A ce jour, deux des affaires concernant des immigrés aidés par Bob Hildreth ont
été résolues, précise l'association d'assistance juridique. L'un d'entre eux a
décidé de demander l'asile au Canada, et un autre a accepté de partir pour le
Guatemala.
Le bienfaiteur a appris récemment qu'une fois les affaires résolues il
recouvrerait l'argent versé pour les cautions. Avec ces sommes, Bob Hildreth
envisage de créer un fonds de cautionnement pour des affaires à venir. "Je
ne savais absolument pas que je récupérerai cet argent, insiste-t-il. Je
n'avais jamais payé la caution de qui que ce soit auparavant.
Repères
• Le multimillionnaire Robert Hildreth a fait fortune dans la négociation
d'obligations latino-américaines dans les années 1980, quand la région était
aux prises avec une grave crise de la dette. Il avoue d'ailleurs une vraie
passion pour l'Amérique latine. Dans les années 1980, son poste d'économiste au
Fonds monétaire international (FMI) l'a conduit à vivre en Bolivie. A son
retour aux Etats-Unis, il s'est lancé dans la négociation d'emprunts
sud-américains pour de grosses entreprises de Wall Street comme Drexel Burnham
Lambert. Il a aujourd'hui monté son affaire, International Bank Services, qui
se consacre au rachat de dettes d'entreprises.

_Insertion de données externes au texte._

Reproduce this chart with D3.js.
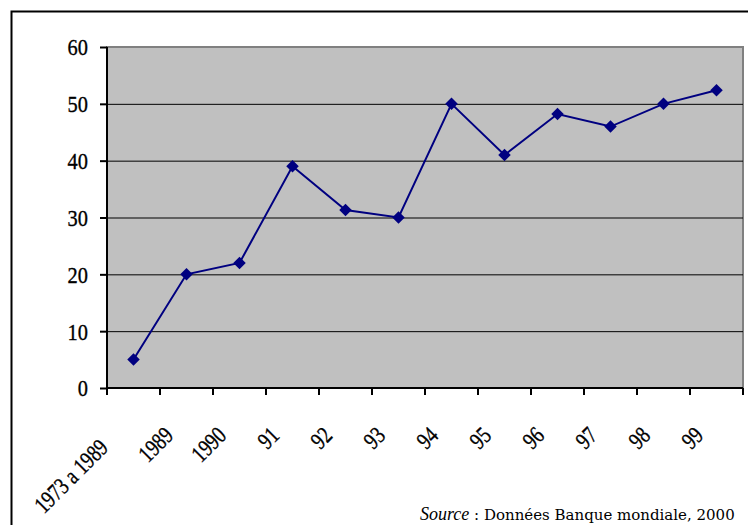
<!DOCTYPE html>
<html>
<head>
<meta charset="utf-8">
<script src="https://cdn.jsdelivr.net/npm/d3@7"></script>
<style>
  body { margin: 0; background: #fff; }
  svg { display: block; }
  .axis text { font-family: "Liberation Serif", "DejaVu Serif", serif; fill: #000; stroke: #000; stroke-width: 0.35; }
  .axis path { display: none; }
</style>
</head>
<body>
<svg id="chart"></svg>
<script>
// categories along the x axis
const years = ["1973 a 1989", "1989", "1990", "91", "92", "93", "94", "95", "96", "97", "98", "99"];
// series values
const values = [5, 20, 22, 39, 31.3, 30, 50, 41, 48.2, 46, 50, 52.4];
// y axis ticks
const yTicks = [0, 10, 20, 30, 40, 50, 60];

const width = 748, height = 525;
const margin = {top: 47, right: 5, bottom: 137, left: 107};
const innerW = width - margin.left - margin.right;
const innerH = height - margin.top - margin.bottom;

const svg = d3.select("#chart").attr("width", width).attr("height", height);

// outer frame (only top and left edges are in the crop)
svg.append("path")
  .attr("d", `M11.5,${height} V11.5 H${width}`)
  .attr("fill", "none").attr("stroke", "#000").attr("stroke-width", 2);

const chart = svg.append("g").attr("transform", `translate(${margin.left},${margin.top})`);

const x = d3.scaleBand().domain(years).range([0, innerW]);
const y = d3.scaleLinear().domain([0, 60]).range([innerH, 0]);

// grey plot area
chart.append("rect")
  .attr("width", innerW).attr("height", innerH)
  .attr("fill", "#c0c0c0").attr("stroke", "#808080").attr("stroke-width", 2);

// horizontal gridlines
chart.selectAll(".grid")
  .data(yTicks.filter(d => d > 0 && d < 60))
  .enter().append("line")
  .attr("class", "grid")
  .attr("x1", 0).attr("x2", innerW)
  .attr("y1", d => y(d) + 0.5).attr("y2", d => y(d) + 0.5)
  .attr("stroke", "#000").attr("stroke-width", 1);

// y axis
const yAxisG = chart.append("g").attr("class", "axis")
  .call(d3.axisLeft(y).tickValues(yTicks).tickSize(7).tickPadding(12));
yAxisG.selectAll("line").attr("stroke", "#000").attr("stroke-width", 2);
yAxisG.selectAll("text")
  .attr("font-size", 24)
  .attr("dy", "0.33em")
  .attr("transform", function() { return `translate(${d3.select(this).attr("x")},0) scale(0.85,1)`; })
  .attr("x", 0);

// x axis: ticks sit on the band edges, labels are rotated
const edges = d3.range(years.length + 1).map(i => i * x.step());
chart.selectAll(".xtick")
  .data(edges)
  .enter().append("line")
  .attr("class", "xtick")
  .attr("x1", d => d).attr("x2", d => d)
  .attr("y1", innerH).attr("y2", innerH + 7)
  .attr("stroke", "#000").attr("stroke-width", 2);

const xAxisG = chart.append("g").attr("class", "axis")
  .attr("transform", `translate(0,${innerH})`)
  .call(d3.axisBottom(x).tickSize(0));
xAxisG.selectAll("text")
  .attr("font-size", 24)
  .attr("text-anchor", "end")
  .attr("y", 0).attr("dy", 0)
  .attr("dx", (d, i) => i === 0 ? -22 : 0)
  .attr("transform", "translate(-12,49) rotate(-45) scale(0.78,1)");

// left and bottom axis lines
chart.append("line").attr("x1", 0).attr("x2", 0).attr("y1", 0).attr("y2", innerH)
  .attr("stroke", "#000").attr("stroke-width", 2);
chart.append("line").attr("x1", 0).attr("x2", innerW).attr("y1", innerH).attr("y2", innerH)
  .attr("stroke", "#000").attr("stroke-width", 2);

// series line
const line = d3.line()
  .x((d, i) => x(years[i]) + x.bandwidth() / 2)
  .y(d => y(d));
chart.append("path")
  .datum(values)
  .attr("d", line)
  .attr("fill", "none").attr("stroke", "#000080").attr("stroke-width", 2);

// diamond markers
const diamond = d3.symbol().type(d3.symbolDiamond2).size(100);
chart.selectAll(".marker")
  .data(values)
  .enter().append("path")
  .attr("class", "marker")
  .attr("d", diamond)
  .attr("transform", (d, i) => `translate(${x(years[i]) + x.bandwidth() / 2},${y(d)})`)
  .attr("fill", "#000080");

// source note
const note = svg.append("text")
  .attr("x", 420).attr("y", 520)
  .attr("fill", "#000");
note.append("tspan")
  .attr("font-family", "Liberation Serif, serif")
  .attr("font-style", "italic").attr("font-size", 18)
  .text("Source");
note.append("tspan")
  .attr("font-family", "DejaVu Serif, serif").attr("font-size", 15)
  .text(" : Données Banque mondiale, 2000");
</script>
</body>
</html>
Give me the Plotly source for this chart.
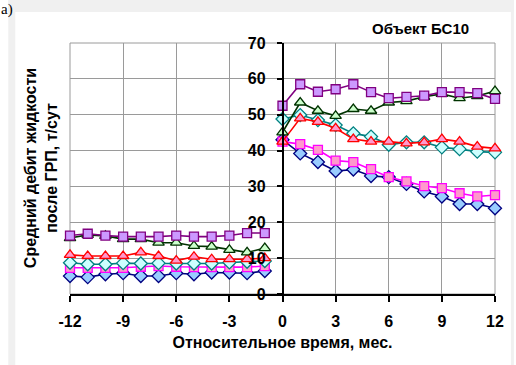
import plotly.graph_objects as go

# ---------------- data ----------------
months = list(range(-12, 13))
purple_vals = [16.3, 16.8, 16.3, 16.0, 16.0, 16.0, 16.3, 16.0, 16.0, 16.3, 17.0, 17.0,
               52.5, 58.5, 56.4, 57.1, 58.5, 56.3, 54.6, 55.0, 55.3, 56.3, 56.3, 56.0, 54.4]
green_vals = [15.6, 16.5, 16.2, 15.3, 15.3, 14.3, 14.3, 13.4, 13.2, 12.3, 11.6, 12.8,
              45.1, 53.4, 51.1, 49.7, 51.6, 51.1, 53.4, 53.8, 55.0, 55.8, 54.6, 55.2, 56.6]
teal_vals = [8.7, 8.3, 8.3, 8.6, 8.5, 8.6, 8.5, 8.5, 8.5, 8.8, 9.0, 9.2,
             48.8, 49.9, 48.5, 47.1, 44.8, 43.9, 41.6, 42.3, 42.3, 40.9, 40.4, 39.7, 39.5]
red_vals = [10.9, 10.6, 10.6, 10.6, 11.6, 10.6, 9.3, 10.4, 9.7, 9.7, 9.7, 10.0,
            42.5, 49.0, 48.0, 46.2, 43.2, 42.5, 42.5, 42.0, 42.3, 43.2, 42.5, 41.1, 40.6]
magenta_vals = [7.3, 7.3, 7.3, 7.3, 7.6, 7.8, 7.6, 7.5, 7.5, 7.5, 7.5, 7.8,
                42.5, 41.8, 40.2, 37.2, 36.8, 34.8, 32.6, 31.4, 30.1, 29.5, 28.1, 27.2, 27.6]
navy_vals = [5.0, 4.7, 5.5, 5.8, 5.0, 5.0, 5.8, 5.5, 6.0, 6.0, 5.8, 6.4,
             43.0, 39.2, 36.8, 34.3, 34.7, 32.9, 32.6, 30.7, 28.6, 27.2, 25.1, 25.1, 23.9]

x_ticks = [-12, -9, -6, -3, 0, 3, 6, 9, 12]
y_ticks = [0, 10, 20, 30, 40, 50, 60, 70]

title_text = "Объект БС10"
x_title = "Относительное время, мес."
y_title = "Средний дебит жидкости<br>после ГРП, т/сут"
corner_label = "а)"

# ---------------- styles ----------------
series = [
    (navy_vals, "#000080", "#99ccff", "diamond", 10),
    (magenta_vals, "#ff00ff", "#ff99cc", "square", 9),
    (teal_vals, "#008080", "#ccffff", "diamond", 10),
    (red_vals, "#ff0000", "#ff99cc", "triangle-up", 10),
    (green_vals, "#003300", "#ccffcc", "triangle-up", 10),
    (purple_vals, "#800080", "#cc99ff", "square", 9),
]

W, H = 516, 365
L, R, T, B = 70, 19, 43, 71
pw, ph = W - L - R, H - T - B


def px(xp):
    return (xp - L) / pw


def py(yp):
    return (H - B - yp) / ph


fig = go.Figure()
for vals, lc, fc, sym, ms in series:
    pre_x = [m for m in months if m < 0]
    pre_y = [v for m, v in zip(months, vals) if m < 0]
    post_x = [m for m in months if m >= 0]
    post_y = [v for m, v in zip(months, vals) if m >= 0]
    for xs, ys in ((pre_x, pre_y), (post_x, post_y)):
        fig.add_trace(go.Scatter(
            x=xs, y=ys, mode="lines+markers", showlegend=False, cliponaxis=False,
            line=dict(color=lc, width=1.6),
            marker=dict(symbol=sym, size=ms, color=fc,
                        line=dict(color=lc, width=1.3)),
        ))

font_main = "Liberation Sans, Arial, sans-serif"
grid_c = "#9a9a9a"

fig.update_layout(
    width=W, height=H,
    margin=dict(l=L, r=R, t=T, b=B),
    paper_bgcolor="white", plot_bgcolor="white",
    font=dict(family=font_main, size=16, color="black"),
    xaxis=dict(
        range=[-12, 12], tickvals=x_ticks, ticktext=[str(v) for v in x_ticks],
        showgrid=True, gridcolor=grid_c, gridwidth=1, zeroline=False,
        showline=True, linecolor="black", linewidth=1.5,
        ticks="outside", ticklen=6, tickcolor="black", tickwidth=1.5,
        tickfont=dict(family=font_main, size=16, color="black", weight="bold"),
        ticklabelstandoff=6,
        title=dict(text="<b>" + x_title + "</b>", font=dict(size=16), standoff=8),
    ),
    yaxis=dict(
        range=[0, 70], tickvals=y_ticks, ticktext=[str(v) for v in y_ticks],
        anchor="free", position=0.5,
        showgrid=True, gridcolor=grid_c, gridwidth=1, zeroline=False,
        showline=True, linecolor="black", linewidth=1.5,
        ticks="outside", ticklen=5, tickcolor="black", tickwidth=1.5,
        tickfont=dict(family=font_main, size=16, color="black", weight="bold"),
        ticklabelstandoff=8,
    ),
    shapes=[
        dict(type="rect", xref="paper", yref="paper", x0=0, x1=1, y0=0, y1=1,
             line=dict(color=grid_c, width=1), layer="below"),
        dict(type="rect", xref="paper", yref="paper", x0=px(8), x1=px(15), y0=py(0), y1=py(H),
             fillcolor="#f0f0f0", line=dict(width=0), layer="below"),
        dict(type="rect", xref="paper", yref="paper", x0=px(8), x1=px(W), y0=py(0), y1=py(12),
             fillcolor="#f0f0f0", line=dict(width=0), layer="below"),
        dict(type="rect", xref="paper", yref="paper", x0=px(513), x1=px(W), y0=py(0), y1=py(H),
             fillcolor="#f0f0f0", line=dict(width=0), layer="below"),
    ],
    annotations=[
        dict(text="<b>" + title_text + "</b>", xref="paper", yref="paper",
             x=px(422), y=py(28), xanchor="center", yanchor="middle", showarrow=False,
             font=dict(family=font_main, size=15, color="black")),
        dict(text="<b>" + y_title + "</b>", xref="paper", yref="paper",
             x=px(41), y=py(168), xanchor="center", yanchor="middle", showarrow=False,
             textangle=-90, font=dict(family=font_main, size=16, color="black")),
        dict(text=corner_label, xref="paper", yref="paper",
             x=px(0), y=py(0), xanchor="left", yanchor="top", showarrow=False,
             borderpad=0,
             font=dict(family="Liberation Serif, Times New Roman, serif", size=15, color="black")),
    ],
)

fig.write_html("out.html")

• "J'adore gagner de l'argent", admet Hildreth. Mais sans ostentation
: il vient de troquer une Volvo vieille de vingt ans pour une Mini Cooper
orange.
• Ces vingt dernières années, Hildreth a fait don de plusieurs millions de
dollars : financement de cours d'alphabétisation et d'éducation civique à Lynn,
dans le Massachusetts, construction d'une école maternelle dans un quartier
immigré de Boston, financement d'une chaire d'études latino-américaines à la
School of Advanced International Studies de l'université Johns Hopkins.